■ **Task goal**
Leave the pictures out, and retype all of the material exactly as written.

■ **Supplied information**
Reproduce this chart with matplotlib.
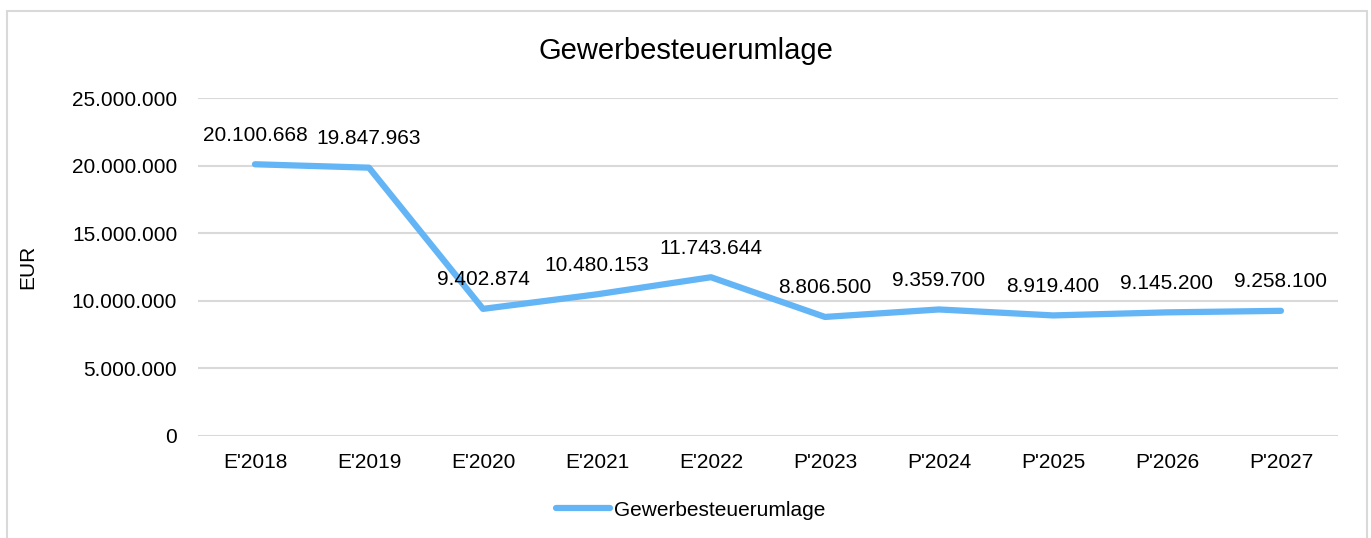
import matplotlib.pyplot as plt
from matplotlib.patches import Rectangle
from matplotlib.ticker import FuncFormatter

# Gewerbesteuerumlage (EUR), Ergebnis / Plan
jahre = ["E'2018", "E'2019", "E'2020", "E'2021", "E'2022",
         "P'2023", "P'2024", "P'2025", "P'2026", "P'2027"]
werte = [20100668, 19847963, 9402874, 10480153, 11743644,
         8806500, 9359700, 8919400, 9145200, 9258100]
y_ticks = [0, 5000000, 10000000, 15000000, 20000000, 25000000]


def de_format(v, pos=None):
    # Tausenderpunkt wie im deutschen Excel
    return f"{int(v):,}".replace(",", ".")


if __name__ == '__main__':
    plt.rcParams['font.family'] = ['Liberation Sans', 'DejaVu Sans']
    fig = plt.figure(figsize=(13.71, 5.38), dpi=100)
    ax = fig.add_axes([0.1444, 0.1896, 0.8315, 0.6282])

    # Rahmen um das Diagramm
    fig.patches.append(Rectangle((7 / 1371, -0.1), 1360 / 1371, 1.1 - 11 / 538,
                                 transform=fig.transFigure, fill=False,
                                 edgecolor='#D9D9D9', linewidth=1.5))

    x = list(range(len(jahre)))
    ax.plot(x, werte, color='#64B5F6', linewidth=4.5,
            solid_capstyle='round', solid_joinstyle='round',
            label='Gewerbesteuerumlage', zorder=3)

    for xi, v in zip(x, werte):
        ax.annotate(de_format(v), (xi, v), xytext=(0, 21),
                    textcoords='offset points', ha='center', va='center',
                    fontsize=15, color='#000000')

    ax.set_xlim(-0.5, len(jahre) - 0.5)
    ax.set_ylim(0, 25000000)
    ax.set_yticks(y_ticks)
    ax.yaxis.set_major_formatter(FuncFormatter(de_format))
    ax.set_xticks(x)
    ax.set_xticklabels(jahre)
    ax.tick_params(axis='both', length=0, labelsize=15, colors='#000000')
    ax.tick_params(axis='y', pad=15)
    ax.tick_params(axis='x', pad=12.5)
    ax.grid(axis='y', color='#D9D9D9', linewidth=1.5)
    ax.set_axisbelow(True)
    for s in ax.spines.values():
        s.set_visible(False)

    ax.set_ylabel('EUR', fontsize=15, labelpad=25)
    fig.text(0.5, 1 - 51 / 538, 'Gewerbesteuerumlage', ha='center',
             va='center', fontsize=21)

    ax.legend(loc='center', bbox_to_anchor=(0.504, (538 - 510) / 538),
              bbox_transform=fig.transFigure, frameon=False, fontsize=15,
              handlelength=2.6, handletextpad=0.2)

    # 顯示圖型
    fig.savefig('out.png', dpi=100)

■ **Result of the exercise**
Reproduce this chart with matplotlib.
import matplotlib.pyplot as plt
from matplotlib.patches import Rectangle
from matplotlib.ticker import FuncFormatter

# Gewerbesteuerumlage (EUR), Ergebnis / Plan
jahre = ["E'2018", "E'2019", "E'2020", "E'2021", "E'2022",
         "P'2023", "P'2024", "P'2025", "P'2026", "P'2027"]
werte = [20100668, 19847963, 9402874, 10480153, 11743644,
         8806500, 9359700, 8919400, 9145200, 9258100]
y_ticks = [0, 5000000, 10000000, 15000000, 20000000, 25000000]


def de_format(v, pos=None):
    # Tausenderpunkt wie im deutschen Excel
    return f"{int(v):,}".replace(",", ".")


if __name__ == '__main__':
    plt.rcParams['font.family'] = ['Liberation Sans', 'DejaVu Sans']
    fig = plt.figure(figsize=(13.71, 5.38), dpi=100)
    ax = fig.add_axes([0.1444, 0.1896, 0.8315, 0.6282])

    # Rahmen um das Diagramm
    fig.patches.append(Rectangle((7 / 1371, -0.1), 1360 / 1371, 1.1 - 11 / 538,
                                 transform=fig.transFigure, fill=False,
                                 edgecolor='#D9D9D9', linewidth=1.5))

    x = list(range(len(jahre)))
    ax.plot(x, werte, color='#64B5F6', linewidth=4.5,
            solid_capstyle='round', solid_joinstyle='round',
            label='Gewerbesteuerumlage', zorder=3)

    for xi, v in zip(x, werte):
        ax.annotate(de_format(v), (xi, v), xytext=(0, 21),
                    textcoords='offset points', ha='center', va='center',
                    fontsize=15, color='#000000')

    ax.set_xlim(-0.5, len(jahre) - 0.5)
    ax.set_ylim(0, 25000000)
    ax.set_yticks(y_ticks)
    ax.yaxis.set_major_formatter(FuncFormatter(de_format))
    ax.set_xticks(x)
    ax.set_xticklabels(jahre)
    ax.tick_params(axis='both', length=0, labelsize=15, colors='#000000')
    ax.tick_params(axis='y', pad=15)
    ax.tick_params(axis='x', pad=12.5)
    ax.grid(axis='y', color='#D9D9D9', linewidth=1.5)
    ax.set_axisbelow(True)
    for s in ax.spines.values():
        s.set_visible(False)

    ax.set_ylabel('EUR', fontsize=15, labelpad=25)
    fig.text(0.5, 1 - 51 / 538, 'Gewerbesteuerumlage', ha='center',
             va='center', fontsize=21)

    ax.legend(loc='center', bbox_to_anchor=(0.504, (538 - 510) / 538),
              bbox_transform=fig.transFigure, frameon=False, fontsize=15,
              handlelength=2.6, handletextpad=0.2)

    # 顯示圖型
    fig.savefig('out.png', dpi=100)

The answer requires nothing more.